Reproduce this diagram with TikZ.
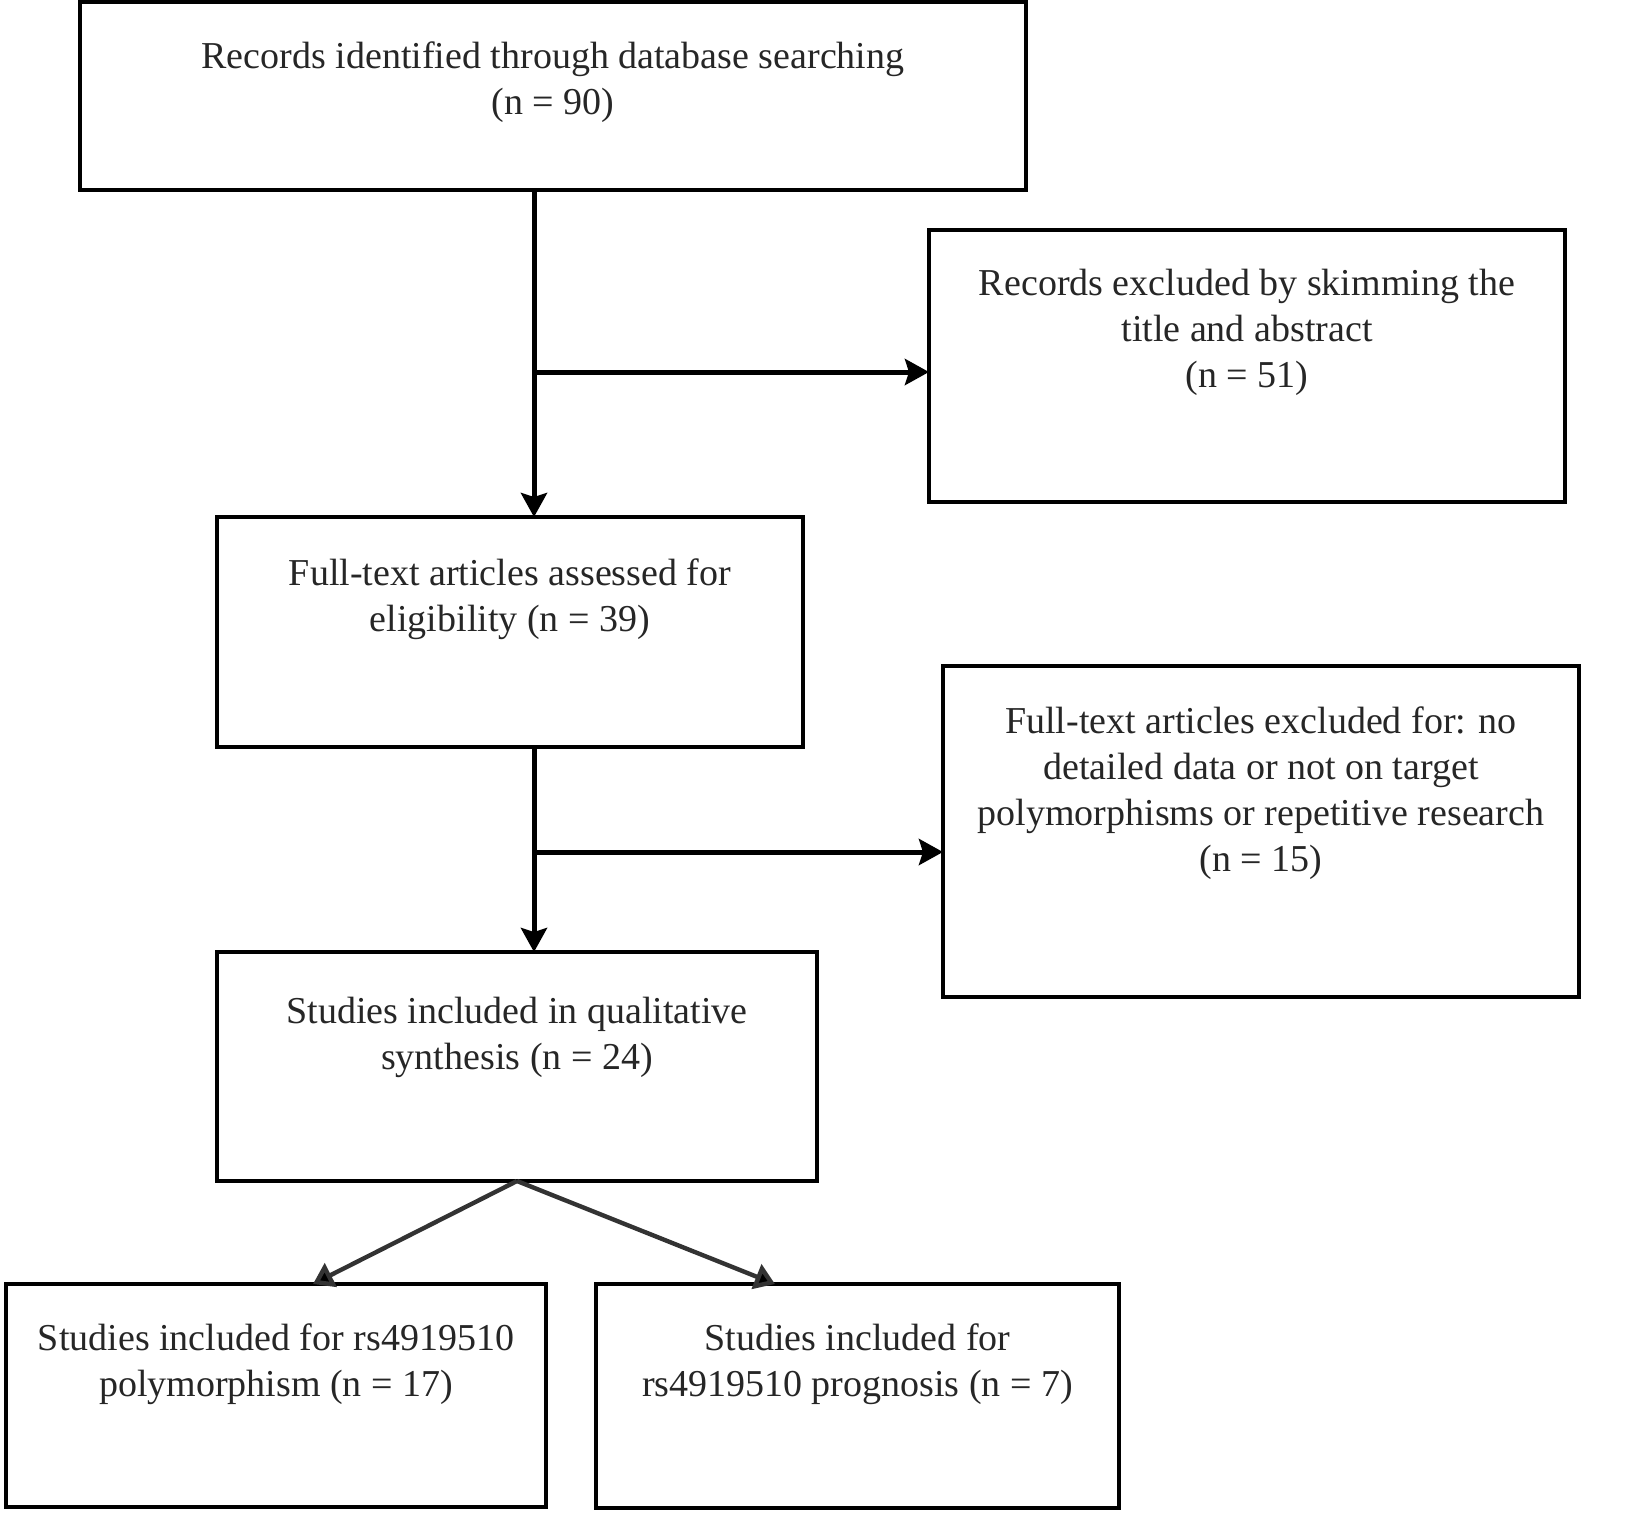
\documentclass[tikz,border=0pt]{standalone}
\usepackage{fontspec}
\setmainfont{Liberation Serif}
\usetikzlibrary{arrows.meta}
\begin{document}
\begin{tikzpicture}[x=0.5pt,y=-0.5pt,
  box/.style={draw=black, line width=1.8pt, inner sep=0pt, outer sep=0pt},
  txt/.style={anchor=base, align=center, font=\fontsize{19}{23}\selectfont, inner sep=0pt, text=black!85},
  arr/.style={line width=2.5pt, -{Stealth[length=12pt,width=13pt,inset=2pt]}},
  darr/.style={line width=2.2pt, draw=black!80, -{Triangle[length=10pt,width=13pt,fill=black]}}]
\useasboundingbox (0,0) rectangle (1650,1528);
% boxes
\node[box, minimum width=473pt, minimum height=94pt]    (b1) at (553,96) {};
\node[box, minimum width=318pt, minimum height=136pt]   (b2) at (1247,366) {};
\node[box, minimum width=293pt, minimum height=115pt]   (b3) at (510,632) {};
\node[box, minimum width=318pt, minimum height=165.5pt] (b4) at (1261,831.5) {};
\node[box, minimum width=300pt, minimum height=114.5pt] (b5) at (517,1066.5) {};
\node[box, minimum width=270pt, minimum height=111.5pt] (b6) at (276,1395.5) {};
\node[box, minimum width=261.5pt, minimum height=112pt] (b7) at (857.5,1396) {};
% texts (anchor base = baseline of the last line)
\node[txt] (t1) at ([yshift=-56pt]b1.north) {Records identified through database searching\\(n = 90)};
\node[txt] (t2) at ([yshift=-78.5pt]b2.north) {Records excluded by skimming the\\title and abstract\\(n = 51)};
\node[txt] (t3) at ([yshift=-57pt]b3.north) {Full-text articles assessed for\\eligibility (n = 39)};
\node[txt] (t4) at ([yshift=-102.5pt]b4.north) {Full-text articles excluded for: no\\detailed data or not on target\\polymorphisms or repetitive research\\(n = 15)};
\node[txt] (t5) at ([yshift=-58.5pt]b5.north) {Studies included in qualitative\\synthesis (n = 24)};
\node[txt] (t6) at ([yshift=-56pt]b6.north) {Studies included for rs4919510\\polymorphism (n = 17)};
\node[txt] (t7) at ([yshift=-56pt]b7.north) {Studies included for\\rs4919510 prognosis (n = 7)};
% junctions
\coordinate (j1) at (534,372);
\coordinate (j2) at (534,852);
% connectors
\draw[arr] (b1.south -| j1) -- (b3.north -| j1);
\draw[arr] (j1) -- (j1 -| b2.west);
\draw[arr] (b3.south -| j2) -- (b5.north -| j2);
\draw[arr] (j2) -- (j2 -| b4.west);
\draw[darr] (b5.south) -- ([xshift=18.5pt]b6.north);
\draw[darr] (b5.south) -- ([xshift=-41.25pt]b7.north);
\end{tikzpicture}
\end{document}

· · · ·

◆ What is expected
Quote every line word for word and keep the images out of the copy.

◆ Output for this task
Reproduce this diagram with TikZ.
\documentclass[tikz,border=0pt]{standalone}
\usepackage{fontspec}
\setmainfont{Liberation Serif}
\usetikzlibrary{arrows.meta}
\begin{document}
\begin{tikzpicture}[x=0.5pt,y=-0.5pt,
  box/.style={draw=black, line width=1.8pt, inner sep=0pt, outer sep=0pt},
  txt/.style={anchor=base, align=center, font=\fontsize{19}{23}\selectfont, inner sep=0pt, text=black!85},
  arr/.style={line width=2.5pt, -{Stealth[length=12pt,width=13pt,inset=2pt]}},
  darr/.style={line width=2.2pt, draw=black!80, -{Triangle[length=10pt,width=13pt,fill=black]}}]
\useasboundingbox (0,0) rectangle (1650,1528);
% boxes
\node[box, minimum width=473pt, minimum height=94pt]    (b1) at (553,96) {};
\node[box, minimum width=318pt, minimum height=136pt]   (b2) at (1247,366) {};
\node[box, minimum width=293pt, minimum height=115pt]   (b3) at (510,632) {};
\node[box, minimum width=318pt, minimum height=165.5pt] (b4) at (1261,831.5) {};
\node[box, minimum width=300pt, minimum height=114.5pt] (b5) at (517,1066.5) {};
\node[box, minimum width=270pt, minimum height=111.5pt] (b6) at (276,1395.5) {};
\node[box, minimum width=261.5pt, minimum height=112pt] (b7) at (857.5,1396) {};
% texts (anchor base = baseline of the last line)
\node[txt] (t1) at ([yshift=-56pt]b1.north) {Records identified through database searching\\(n = 90)};
\node[txt] (t2) at ([yshift=-78.5pt]b2.north) {Records excluded by skimming the\\title and abstract\\(n = 51)};
\node[txt] (t3) at ([yshift=-57pt]b3.north) {Full-text articles assessed for\\eligibility (n = 39)};
\node[txt] (t4) at ([yshift=-102.5pt]b4.north) {Full-text articles excluded for: no\\detailed data or not on target\\polymorphisms or repetitive research\\(n = 15)};
\node[txt] (t5) at ([yshift=-58.5pt]b5.north) {Studies included in qualitative\\synthesis (n = 24)};
\node[txt] (t6) at ([yshift=-56pt]b6.north) {Studies included for rs4919510\\polymorphism (n = 17)};
\node[txt] (t7) at ([yshift=-56pt]b7.north) {Studies included for\\rs4919510 prognosis (n = 7)};
% junctions
\coordinate (j1) at (534,372);
\coordinate (j2) at (534,852);
% connectors
\draw[arr] (b1.south -| j1) -- (b3.north -| j1);
\draw[arr] (j1) -- (j1 -| b2.west);
\draw[arr] (b3.south -| j2) -- (b5.north -| j2);
\draw[arr] (j2) -- (j2 -| b4.west);
\draw[darr] (b5.south) -- ([xshift=18.5pt]b6.north);
\draw[darr] (b5.south) -- ([xshift=-41.25pt]b7.north);
\end{tikzpicture}
\end{document}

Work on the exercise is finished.